これまで金融機関は相続人全員の連名で申請しなければ,預金取引の詳細を開示しないケースが多かったです。拒絶され,僕としても苦い思いをしたことが何度もあります。金融機関は,トラブルのある相続とない相続を区別して,前者については対応するが,後者については対応しない*2というルールを作り,これに従って行動していたわけですが,これは「自分たちが争いに巻き込まれないように」という意味で,彼ら自身「合理的です」と強弁していました。表向きの理由は,最高裁に排斥されたプライバシーだとか守秘義務とか述べていましたけどね*3。実際のところは,紛争回避というところが大きかったと思います。
しかし,現実に「紛争回避」出来ていたかと言えば,そうでもありません。開示を拒絶した後に待っているのは,現場である支店などに不当な対応を非難する電話や通知書,催告書,警告書。時には不満を持つ当事者が押し掛けてくることもあったでしょう。また,訴訟もたくさん提起されていました*4。
今回の判決を受けて,金融機関は預金取引情報をむやみに囲い込むのではなく,開示すべき義務を負う場合にはきちんと開示する方向にシフトすることが求められます。
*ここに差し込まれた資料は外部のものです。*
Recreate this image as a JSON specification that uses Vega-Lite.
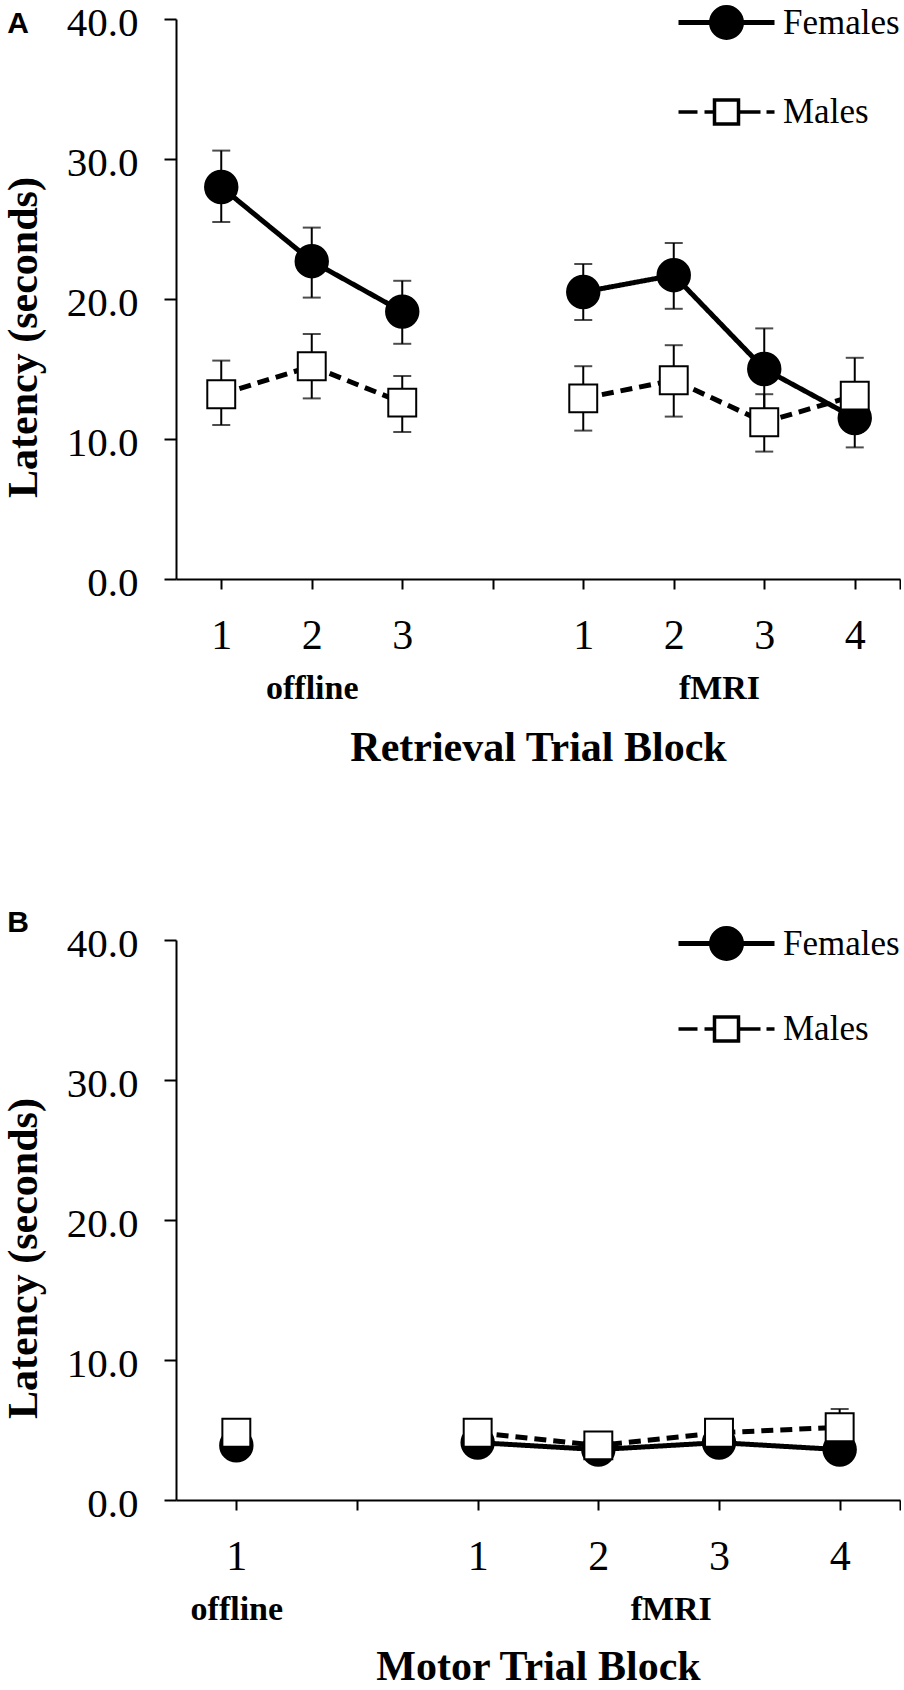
{
  "$schema": "https://vega.github.io/schema/vega-lite/v6.json",
  "background": "white",
  "padding": {"left": 2, "top": 0, "right": 0, "bottom": 0},
  "datasets": {
    "retrieval": [
      {"pos": 1, "grp": "offline", "sex": "Females", "mean": 28.0, "lo": 25.5, "hi": 30.6},
      {"pos": 2, "grp": "offline", "sex": "Females", "mean": 22.7, "lo": 20.1, "hi": 25.1},
      {"pos": 3, "grp": "offline", "sex": "Females", "mean": 19.1, "lo": 16.8, "hi": 21.3},
      {"pos": 5, "grp": "fMRI", "sex": "Females", "mean": 20.5, "lo": 18.5, "hi": 22.5},
      {"pos": 6, "grp": "fMRI", "sex": "Females", "mean": 21.7, "lo": 19.3, "hi": 24.0},
      {"pos": 7, "grp": "fMRI", "sex": "Females", "mean": 15.0, "lo": 12.1, "hi": 17.9},
      {"pos": 8, "grp": "fMRI", "sex": "Females", "mean": 11.5, "lo": 9.4, "hi": 13.6},
      {"pos": 1, "grp": "offline", "sex": "Males", "mean": 13.2, "lo": 11.0, "hi": 15.6},
      {"pos": 2, "grp": "offline", "sex": "Males", "mean": 15.2, "lo": 12.9, "hi": 17.5},
      {"pos": 3, "grp": "offline", "sex": "Males", "mean": 12.6, "lo": 10.5, "hi": 14.5},
      {"pos": 5, "grp": "fMRI", "sex": "Males", "mean": 12.9, "lo": 10.6, "hi": 15.2},
      {"pos": 6, "grp": "fMRI", "sex": "Males", "mean": 14.2, "lo": 11.6, "hi": 16.7},
      {"pos": 7, "grp": "fMRI", "sex": "Males", "mean": 11.2, "lo": 9.1, "hi": 13.2},
      {"pos": 8, "grp": "fMRI", "sex": "Males", "mean": 13.1, "lo": 10.5, "hi": 15.8}
    ],
    "motor": [
      {"pos": 1, "grp": "offline", "sex": "Females", "mean": 3.9, "lo": 3.5, "hi": 4.3},
      {"pos": 3, "grp": "fMRI", "sex": "Females", "mean": 4.1, "lo": 3.7, "hi": 4.5},
      {"pos": 4, "grp": "fMRI", "sex": "Females", "mean": 3.6, "lo": 3.2, "hi": 4.0},
      {"pos": 5, "grp": "fMRI", "sex": "Females", "mean": 4.1, "lo": 3.7, "hi": 4.5},
      {"pos": 6, "grp": "fMRI", "sex": "Females", "mean": 3.6, "lo": 3.2, "hi": 4.0},
      {"pos": 1, "grp": "offline", "sex": "Males", "mean": 4.8, "lo": 4.3, "hi": 5.3},
      {"pos": 3, "grp": "fMRI", "sex": "Males", "mean": 4.8, "lo": 4.3, "hi": 5.3},
      {"pos": 4, "grp": "fMRI", "sex": "Males", "mean": 3.9, "lo": 3.5, "hi": 4.3},
      {"pos": 5, "grp": "fMRI", "sex": "Males", "mean": 4.8, "lo": 4.3, "hi": 5.3},
      {"pos": 6, "grp": "fMRI", "sex": "Males", "mean": 5.2, "lo": 3.9, "hi": 6.5}
    ]
  },
  "spacing": 140,
  "vconcat": [
    {
      "title": {"text": "A", "anchor": "start", "frame": "bounds", "font": "Liberation Sans", "fontSize": 30, "fontWeight": "bold", "color": "black", "offset": 0, "dy": 39, "dx": 5},
      "width": 724,
      "height": 560,
      "data": {"name": "retrieval"},
      "resolve": {
        "axis": {"x": "independent"},
        "scale": {"shape": "independent", "fill": "independent", "stroke": "independent", "size": "independent", "strokeWidth": "independent", "strokeDash": "independent"},
        "legend": {"shape": "independent", "fill": "independent", "stroke": "independent", "size": "independent", "strokeWidth": "independent", "strokeDash": "independent"}
      },
      "layer": [
        {
          "mark": {"type": "rule", "color": "black", "strokeWidth": 2},
          "encoding": {
            "x": {
              "field": "pos", "type": "quantitative",
              "scale": {"domain": [0.5, 8.5], "nice": false, "zero": false},
              "axis": {
                "orient": "bottom", "title": null,
                "values": [1, 2, 3, 4, 5, 6, 7, 8, 8.5],
                "labelExpr": "datum.value == 4 || datum.value > 8 ? '' : datum.value > 4 ? format(datum.value - 4, 'd') : format(datum.value, 'd')",
                "labelFontSize": 42, "tickSize": 10, "labelPadding": 26, "labelOverlap": false, "labelFlush": false
              }
            },
            "y": {
              "field": "lo", "type": "quantitative", "title": "Latency (seconds)",
              "scale": {"domain": [0, 40], "nice": false},
              "axis": {"values": [0, 10, 20, 30, 40], "format": ".1f", "labelFontSize": 41, "labelOffset": 4, "tickSize": 12, "labelPadding": 26, "labelOverlap": false, "titleFontSize": 42, "titleFontWeight": "bold", "titlePadding": 21, "titleY": 318}
            },
            "y2": {"field": "hi"}
          }
        },
        {
          "mark": {"type": "tick", "orient": "horizontal", "color": "black", "size": 18, "thickness": 2},
          "encoding": {
            "x": {"field": "pos", "type": "quantitative", "axis": null},
            "y": {"field": "hi", "type": "quantitative", "title": "Latency (seconds)"}
          }
        },
        {
          "mark": {"type": "tick", "orient": "horizontal", "color": "black", "size": 18, "thickness": 2},
          "encoding": {
            "x": {"field": "pos", "type": "quantitative", "axis": null},
            "y": {"field": "lo", "type": "quantitative", "title": "Latency (seconds)"}
          }
        },
        {
          "mark": {"type": "line", "color": "black", "strokeWidth": 5},
          "encoding": {
            "x": {"field": "pos", "type": "quantitative", "axis": null},
            "y": {"field": "mean", "type": "quantitative", "title": "Latency (seconds)"},
            "detail": {"field": "grp"},
            "strokeDash": {"field": "sex", "type": "nominal", "scale": {"domain": ["Females", "Males"], "range": [[1, 0], [12, 7]]}, "legend": null}
          }
        },
        {
          "mark": {"type": "point", "filled": true, "opacity": 1, "stroke": "black", "strokeWidth": 2},
          "encoding": {
            "x": {
              "field": "pos", "type": "quantitative",
              "axis": {
                "orient": "bottom", "values": [2, 6.5],
                "labelExpr": "datum.value < 4 ? 'offline' : 'fMRI'",
                "domain": false, "ticks": false, "tickSize": 0,
                "labelFontSize": 34, "labelFontWeight": "bold", "labelBaseline": "alphabetic", "labelPadding": 119, "labelOverlap": false, "labelFlush": false,
                "title": "Retrieval Trial Block", "titleFontSize": 42, "titleFontWeight": "bold", "titlePadding": 22
              }
            },
            "y": {"field": "mean", "type": "quantitative", "title": "Latency (seconds)"},
            "shape": {"field": "sex", "type": "nominal", "scale": {"domain": ["Females", "Males"], "range": ["circle", "square"]}, "legend": null},
            "fill": {"field": "sex", "type": "nominal", "scale": {"domain": ["Females", "Males"], "range": ["black", "white"]}, "legend": null},
            "size": {"field": "sex", "type": "nominal", "scale": {"domain": ["Females", "Males"], "range": [1050, 780]}, "legend": null}
          }
        },
        {
          "transform": [{"filter": "false"}],
          "mark": {"type": "point", "filled": true, "opacity": 1, "size": 1600},
          "encoding": {
            "shape": {
              "field": "sex", "type": "nominal",
              "scale": {"domain": ["Females", "Males"], "range": ["M-2.4,0H2.4M-0.75,0A0.75,0.75,0,1,0,0.75,0A0.75,0.75,0,1,0,-0.75,0Z", "M-2.4,0H-1.45M-1.1,0H-0.6M-0.6,-0.6H0.6V0.6H-0.6ZM0.6,0H1.7M2,0H2.4"]},
              "legend": {"orient": "none", "legendX": 528, "legendY": -19, "padding": 0, "title": null, "symbolSize": 1600, "symbolStrokeColor": "black", "labelFontSize": 35, "labelOffset": 34, "rowPadding": 42}
            },
            "fill": {"field": "sex", "type": "nominal", "scale": {"domain": ["Females", "Males"], "range": ["black", "white"]}},
            "stroke": {"field": "sex", "type": "nominal", "scale": {"domain": ["Females", "Males"], "range": ["black", "black"]}},
            "strokeWidth": {"field": "sex", "type": "ordinal", "scale": {"domain": ["Females", "Males"], "range": [5, 3.5]}}
          }
        }
      ]
    },
    {
      "title": {"text": "B", "anchor": "start", "frame": "bounds", "font": "Liberation Sans", "fontSize": 30, "fontWeight": "bold", "color": "black", "offset": 0, "dy": 17, "dx": 5},
      "width": 724,
      "height": 560,
      "data": {"name": "motor"},
      "resolve": {
        "axis": {"x": "independent"},
        "scale": {"shape": "independent", "fill": "independent", "stroke": "independent", "size": "independent", "strokeWidth": "independent", "strokeDash": "independent"},
        "legend": {"shape": "independent", "fill": "independent", "stroke": "independent", "size": "independent", "strokeWidth": "independent", "strokeDash": "independent"}
      },
      "layer": [
        {
          "mark": {"type": "rule", "color": "black", "strokeWidth": 2},
          "encoding": {
            "x": {
              "field": "pos", "type": "quantitative",
              "scale": {"domain": [0.5, 6.5], "nice": false, "zero": false},
              "axis": {
                "orient": "bottom", "title": null,
                "values": [1, 2, 3, 4, 5, 6, 6.5],
                "labelExpr": "datum.value == 2 || datum.value > 6 ? '' : datum.value > 2 ? format(datum.value - 2, 'd') : format(datum.value, 'd')",
                "labelFontSize": 42, "tickSize": 10, "labelPadding": 26, "labelOverlap": false, "labelFlush": false
              }
            },
            "y": {
              "field": "lo", "type": "quantitative", "title": "Latency (seconds)",
              "scale": {"domain": [0, 40], "nice": false},
              "axis": {"values": [0, 10, 20, 30, 40], "format": ".1f", "labelFontSize": 41, "labelOffset": 4, "tickSize": 12, "labelPadding": 26, "labelOverlap": false, "titleFontSize": 42, "titleFontWeight": "bold", "titlePadding": 21, "titleY": 318}
            },
            "y2": {"field": "hi"}
          }
        },
        {
          "mark": {"type": "tick", "orient": "horizontal", "color": "black", "size": 18, "thickness": 2},
          "encoding": {
            "x": {"field": "pos", "type": "quantitative", "axis": null},
            "y": {"field": "hi", "type": "quantitative", "title": "Latency (seconds)"}
          }
        },
        {
          "mark": {"type": "tick", "orient": "horizontal", "color": "black", "size": 18, "thickness": 2},
          "encoding": {
            "x": {"field": "pos", "type": "quantitative", "axis": null},
            "y": {"field": "lo", "type": "quantitative", "title": "Latency (seconds)"}
          }
        },
        {
          "mark": {"type": "line", "color": "black", "strokeWidth": 5},
          "encoding": {
            "x": {"field": "pos", "type": "quantitative", "axis": null},
            "y": {"field": "mean", "type": "quantitative", "title": "Latency (seconds)"},
            "detail": {"field": "grp"},
            "strokeDash": {"field": "sex", "type": "nominal", "scale": {"domain": ["Females", "Males"], "range": [[1, 0], [12, 7]]}, "legend": null}
          }
        },
        {
          "mark": {"type": "point", "filled": true, "opacity": 1, "stroke": "black", "strokeWidth": 2},
          "encoding": {
            "x": {
              "field": "pos", "type": "quantitative",
              "axis": {
                "orient": "bottom", "values": [1, 4.6],
                "labelExpr": "datum.value < 2 ? 'offline' : 'fMRI'",
                "domain": false, "ticks": false, "tickSize": 0,
                "labelFontSize": 34, "labelFontWeight": "bold", "labelBaseline": "alphabetic", "labelPadding": 119, "labelOverlap": false, "labelFlush": false,
                "title": "Motor Trial Block", "titleFontSize": 42, "titleFontWeight": "bold", "titlePadding": 20
              }
            },
            "y": {"field": "mean", "type": "quantitative", "title": "Latency (seconds)"},
            "shape": {"field": "sex", "type": "nominal", "scale": {"domain": ["Females", "Males"], "range": ["circle", "square"]}, "legend": null},
            "fill": {"field": "sex", "type": "nominal", "scale": {"domain": ["Females", "Males"], "range": ["black", "white"]}, "legend": null},
            "size": {"field": "sex", "type": "nominal", "scale": {"domain": ["Females", "Males"], "range": [1050, 780]}, "legend": null}
          }
        },
        {
          "transform": [{"filter": "false"}],
          "mark": {"type": "point", "filled": true, "opacity": 1, "size": 1600},
          "encoding": {
            "shape": {
              "field": "sex", "type": "nominal",
              "scale": {"domain": ["Females", "Males"], "range": ["M-2.4,0H2.4M-0.75,0A0.75,0.75,0,1,0,0.75,0A0.75,0.75,0,1,0,-0.75,0Z", "M-2.4,0H-1.45M-1.1,0H-0.6M-0.6,-0.6H0.6V0.6H-0.6ZM0.6,0H1.7M2,0H2.4"]},
              "legend": {"orient": "none", "legendX": 528, "legendY": -19, "padding": 0, "title": null, "symbolSize": 1600, "symbolStrokeColor": "black", "labelFontSize": 35, "labelOffset": 34, "rowPadding": 38}
            },
            "fill": {"field": "sex", "type": "nominal", "scale": {"domain": ["Females", "Males"], "range": ["black", "white"]}},
            "stroke": {"field": "sex", "type": "nominal", "scale": {"domain": ["Females", "Males"], "range": ["black", "black"]}},
            "strokeWidth": {"field": "sex", "type": "ordinal", "scale": {"domain": ["Females", "Males"], "range": [5, 3.5]}}
          }
        }
      ]
    }
  ],
  "resolve": {
    "scale": {"x": "independent", "y": "independent", "shape": "independent", "fill": "independent", "stroke": "independent", "size": "independent", "strokeWidth": "independent", "strokeDash": "independent"},
    "legend": {"shape": "independent", "fill": "independent", "stroke": "independent", "size": "independent", "strokeWidth": "independent", "strokeDash": "independent"}
  },
  "config": {
    "font": "Liberation Serif",
    "view": {"stroke": null},
    "axis": {"grid": false, "domainColor": "black", "domainWidth": 2, "tickColor": "black", "tickWidth": 2, "labelColor": "black", "titleColor": "black", "labelFont": "Liberation Serif", "titleFont": "Liberation Serif"},
    "legend": {"labelFont": "Liberation Serif", "labelColor": "black"}
  }
}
共同相続人については結論が出ましたが,離婚紛争中の夫婦の一方から他方の名義の預金について照会された場合など,開示されない現状が問題となっているケースはまだまだあります。基本的なスタンスに変更を求める判決ですから,金融機関には正面から受け止めて考え方を変えて欲しいと思います*5。
なお,開示の問題は,微妙な法的判断を伴うことは否めません。そこで提案ですが,金融機関も社内弁護士をたくさん採用して,法的判断が求められる最前線である支店や預金事務を取り扱うセンターなどに配置して対応にあたらせればどうでしょうか。開示そのものの判断だけでなく,開示後のトラブルにも対応できますから,良い考えだと思うのですが。
この判決が,金融機関と相続人との憂鬱な関係を改善するのろしになれば,と思います。ホント。